• OBJECTIVE:
Retype the whole listing verbatim and keep the pictures out of it.
========================================================================
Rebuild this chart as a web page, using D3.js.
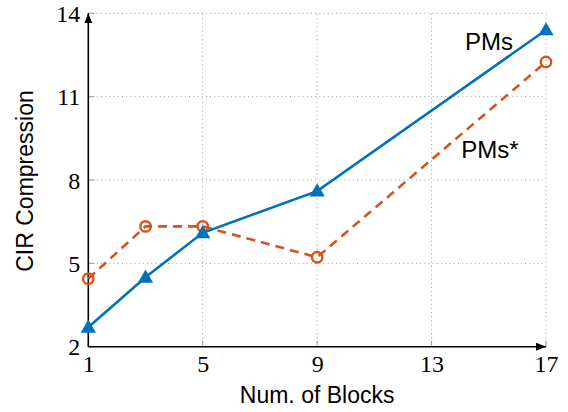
<!DOCTYPE html>
<html>
<head>
<meta charset="utf-8">
<script src="https://cdn.jsdelivr.net/npm/d3@7"></script>
<style>
  html, body { margin: 0; padding: 0; background: #fff; }
  svg { display: block; }
</style>
</head>
<body>
<svg id="chart" width="568" height="412"></svg>
<script>
const blocks = [1, 3, 5, 9, 17];
const pms = [2.7, 4.5, 6.1, 7.6, 13.4];
const pmsStar = [4.45, 6.33, 6.33, 5.22, 12.25];
const xTicks = [1, 5, 9, 13, 17];
const yTicks = [2, 5, 8, 11, 14];
const seriesNames = ["PMs", "PMs*"];

const svg = d3.select("#chart");
const plotL = 88.3, plotR = 546, plotT = 13.3, plotB = 346.7;

const x = d3.scaleLinear().domain([1, 17]).range([plotL, plotR]);
const y = d3.scaleLinear().domain([2, 14]).range([plotB, plotT]);

const blue = "#0072BD", orange = "#D95319";

// grid
const grid = svg.append("g");
grid.selectAll(".gx").data(xTicks.slice(1)).join("line")
  .attr("x1", d => x(d)).attr("x2", d => x(d))
  .attr("y1", plotB).attr("y2", plotT)
  .attr("stroke", "#9a9a9a").attr("stroke-width", 1)
  .attr("stroke-dasharray", "1,3.2");
grid.selectAll(".gy").data(yTicks.slice(1)).join("line")
  .attr("x1", plotL).attr("x2", plotR)
  .attr("y1", d => y(d)).attr("y2", d => y(d))
  .attr("stroke", "#9a9a9a").attr("stroke-width", 1)
  .attr("stroke-dasharray", "1,3.2");

// small inner ticks
grid.selectAll(".tx").data(xTicks).join("line")
  .attr("x1", d => x(d)).attr("x2", d => x(d))
  .attr("y1", plotB).attr("y2", plotB - 6)
  .attr("stroke", "#9a9a9a").attr("stroke-width", 1);
grid.selectAll(".ty").data(yTicks).join("line")
  .attr("x1", plotL).attr("x2", plotL + 6)
  .attr("y1", d => y(d)).attr("y2", d => y(d))
  .attr("stroke", "#9a9a9a").attr("stroke-width", 1);

// axes via d3 axis (labels only)
const xAxis = d3.axisBottom(x).tickValues(xTicks).tickSize(0).tickPadding(10).tickFormat(d3.format("d"));
const yAxis = d3.axisLeft(y).tickValues(yTicks).tickSize(0).tickPadding(8).tickFormat(d3.format("d"));
const gx = svg.append("g").attr("transform", `translate(0,${plotB})`).call(xAxis);
const gy = svg.append("g").attr("transform", `translate(${plotL},0)`).call(yAxis);
[gx, gy].forEach(g => {
  g.select(".domain").remove();
  g.selectAll("text").attr("font-family", "'Liberation Serif', 'Times New Roman', serif")
    .attr("font-size", 24).attr("fill", "#000");
});
gx.selectAll("text").attr("dy", null).attr("y", 25);
gy.selectAll("text").attr("dy", "0.34em").attr("x", -8);

// arrow markers
const defs = svg.append("defs");
defs.append("marker").attr("id", "arrow")
  .attr("viewBox", "0 0 10 8").attr("refX", 10).attr("refY", 4)
  .attr("markerWidth", 10).attr("markerHeight", 8)
  .attr("markerUnits", "userSpaceOnUse").attr("orient", "auto")
  .append("path").attr("d", "M0,0 L10,4 L0,8 Z").attr("fill", "#000");

svg.append("line").attr("x1", plotL).attr("x2", plotR).attr("y1", plotB).attr("y2", plotB)
  .attr("stroke", "#000").attr("stroke-width", 1.6).attr("marker-end", "url(#arrow)");
svg.append("line").attr("x1", plotL).attr("x2", plotL).attr("y1", plotB).attr("y2", plotT)
  .attr("stroke", "#000").attr("stroke-width", 1.6).attr("marker-end", "url(#arrow)");

// lines
const line = d3.line().x(d => x(d[0])).y(d => y(d[1]));
const dStar = blocks.map((b, i) => [b, pmsStar[i]]);
const dPms = blocks.map((b, i) => [b, pms[i]]);

svg.append("path").datum(dStar).attr("d", line)
  .attr("fill", "none").attr("stroke", orange).attr("stroke-width", 2.6)
  .attr("stroke-dasharray", "9,6");
svg.selectAll(".circ").data(dStar).join("circle")
  .attr("cx", d => x(d[0])).attr("cy", d => y(d[1])).attr("r", 5.2)
  .attr("fill", "none").attr("stroke", orange).attr("stroke-width", 2.4);

svg.append("path").datum(dPms).attr("d", line)
  .attr("fill", "none").attr("stroke", blue).attr("stroke-width", 2.6);
const tri = d3.symbol().type(d3.symbolTriangle).size(60);
svg.selectAll(".tri").data(dPms).join("path")
  .attr("d", tri)
  .attr("transform", d => `translate(${x(d[0])},${y(d[1]) + 1})`)
  .attr("fill", blue).attr("stroke", blue).attr("stroke-width", 2)
  .attr("stroke-linejoin", "miter");

// labels
const sans = "'Liberation Sans', Arial, Helvetica, sans-serif";
svg.append("text").attr("x", 489).attr("y", 50).attr("text-anchor", "middle")
  .attr("font-family", sans).attr("font-size", 24).text(seriesNames[0]);
svg.append("text").attr("x", 490).attr("y", 158).attr("text-anchor", "middle")
  .attr("font-family", sans).attr("font-size", 24).text(seriesNames[1]);

svg.append("text").attr("x", (plotL + plotR) / 2).attr("y", 403).attr("text-anchor", "middle")
  .attr("font-family", sans).attr("font-size", 23).text("Num. of Blocks");
svg.append("text").attr("transform", `translate(33,${(plotT + plotB) / 2 + 1}) rotate(-90)`)
  .attr("text-anchor", "middle")
  .attr("font-family", sans).attr("font-size", 23).text("CIR Compression");
</script>
</body>
</html>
========================================================================
• COMPLETED TASK:
Rebuild this chart as a web page, using D3.js.
<!DOCTYPE html>
<html>
<head>
<meta charset="utf-8">
<script src="https://cdn.jsdelivr.net/npm/d3@7"></script>
<style>
  html, body { margin: 0; padding: 0; background: #fff; }
  svg { display: block; }
</style>
</head>
<body>
<svg id="chart" width="568" height="412"></svg>
<script>
const blocks = [1, 3, 5, 9, 17];
const pms = [2.7, 4.5, 6.1, 7.6, 13.4];
const pmsStar = [4.45, 6.33, 6.33, 5.22, 12.25];
const xTicks = [1, 5, 9, 13, 17];
const yTicks = [2, 5, 8, 11, 14];
const seriesNames = ["PMs", "PMs*"];

const svg = d3.select("#chart");
const plotL = 88.3, plotR = 546, plotT = 13.3, plotB = 346.7;

const x = d3.scaleLinear().domain([1, 17]).range([plotL, plotR]);
const y = d3.scaleLinear().domain([2, 14]).range([plotB, plotT]);

const blue = "#0072BD", orange = "#D95319";

// grid
const grid = svg.append("g");
grid.selectAll(".gx").data(xTicks.slice(1)).join("line")
  .attr("x1", d => x(d)).attr("x2", d => x(d))
  .attr("y1", plotB).attr("y2", plotT)
  .attr("stroke", "#9a9a9a").attr("stroke-width", 1)
  .attr("stroke-dasharray", "1,3.2");
grid.selectAll(".gy").data(yTicks.slice(1)).join("line")
  .attr("x1", plotL).attr("x2", plotR)
  .attr("y1", d => y(d)).attr("y2", d => y(d))
  .attr("stroke", "#9a9a9a").attr("stroke-width", 1)
  .attr("stroke-dasharray", "1,3.2");

// small inner ticks
grid.selectAll(".tx").data(xTicks).join("line")
  .attr("x1", d => x(d)).attr("x2", d => x(d))
  .attr("y1", plotB).attr("y2", plotB - 6)
  .attr("stroke", "#9a9a9a").attr("stroke-width", 1);
grid.selectAll(".ty").data(yTicks).join("line")
  .attr("x1", plotL).attr("x2", plotL + 6)
  .attr("y1", d => y(d)).attr("y2", d => y(d))
  .attr("stroke", "#9a9a9a").attr("stroke-width", 1);

// axes via d3 axis (labels only)
const xAxis = d3.axisBottom(x).tickValues(xTicks).tickSize(0).tickPadding(10).tickFormat(d3.format("d"));
const yAxis = d3.axisLeft(y).tickValues(yTicks).tickSize(0).tickPadding(8).tickFormat(d3.format("d"));
const gx = svg.append("g").attr("transform", `translate(0,${plotB})`).call(xAxis);
const gy = svg.append("g").attr("transform", `translate(${plotL},0)`).call(yAxis);
[gx, gy].forEach(g => {
  g.select(".domain").remove();
  g.selectAll("text").attr("font-family", "'Liberation Serif', 'Times New Roman', serif")
    .attr("font-size", 24).attr("fill", "#000");
});
gx.selectAll("text").attr("dy", null).attr("y", 25);
gy.selectAll("text").attr("dy", "0.34em").attr("x", -8);

// arrow markers
const defs = svg.append("defs");
defs.append("marker").attr("id", "arrow")
  .attr("viewBox", "0 0 10 8").attr("refX", 10).attr("refY", 4)
  .attr("markerWidth", 10).attr("markerHeight", 8)
  .attr("markerUnits", "userSpaceOnUse").attr("orient", "auto")
  .append("path").attr("d", "M0,0 L10,4 L0,8 Z").attr("fill", "#000");

svg.append("line").attr("x1", plotL).attr("x2", plotR).attr("y1", plotB).attr("y2", plotB)
  .attr("stroke", "#000").attr("stroke-width", 1.6).attr("marker-end", "url(#arrow)");
svg.append("line").attr("x1", plotL).attr("x2", plotL).attr("y1", plotB).attr("y2", plotT)
  .attr("stroke", "#000").attr("stroke-width", 1.6).attr("marker-end", "url(#arrow)");

// lines
const line = d3.line().x(d => x(d[0])).y(d => y(d[1]));
const dStar = blocks.map((b, i) => [b, pmsStar[i]]);
const dPms = blocks.map((b, i) => [b, pms[i]]);

svg.append("path").datum(dStar).attr("d", line)
  .attr("fill", "none").attr("stroke", orange).attr("stroke-width", 2.6)
  .attr("stroke-dasharray", "9,6");
svg.selectAll(".circ").data(dStar).join("circle")
  .attr("cx", d => x(d[0])).attr("cy", d => y(d[1])).attr("r", 5.2)
  .attr("fill", "none").attr("stroke", orange).attr("stroke-width", 2.4);

svg.append("path").datum(dPms).attr("d", line)
  .attr("fill", "none").attr("stroke", blue).attr("stroke-width", 2.6);
const tri = d3.symbol().type(d3.symbolTriangle).size(60);
svg.selectAll(".tri").data(dPms).join("path")
  .attr("d", tri)
  .attr("transform", d => `translate(${x(d[0])},${y(d[1]) + 1})`)
  .attr("fill", blue).attr("stroke", blue).attr("stroke-width", 2)
  .attr("stroke-linejoin", "miter");

// labels
const sans = "'Liberation Sans', Arial, Helvetica, sans-serif";
svg.append("text").attr("x", 489).attr("y", 50).attr("text-anchor", "middle")
  .attr("font-family", sans).attr("font-size", 24).text(seriesNames[0]);
svg.append("text").attr("x", 490).attr("y", 158).attr("text-anchor", "middle")
  .attr("font-family", sans).attr("font-size", 24).text(seriesNames[1]);

svg.append("text").attr("x", (plotL + plotR) / 2).attr("y", 403).attr("text-anchor", "middle")
  .attr("font-family", sans).attr("font-size", 23).text("Num. of Blocks");
svg.append("text").attr("transform", `translate(33,${(plotT + plotB) / 2 + 1}) rotate(-90)`)
  .attr("text-anchor", "middle")
  .attr("font-family", sans).attr("font-size", 23).text("CIR Compression");
</script>
</body>
</html>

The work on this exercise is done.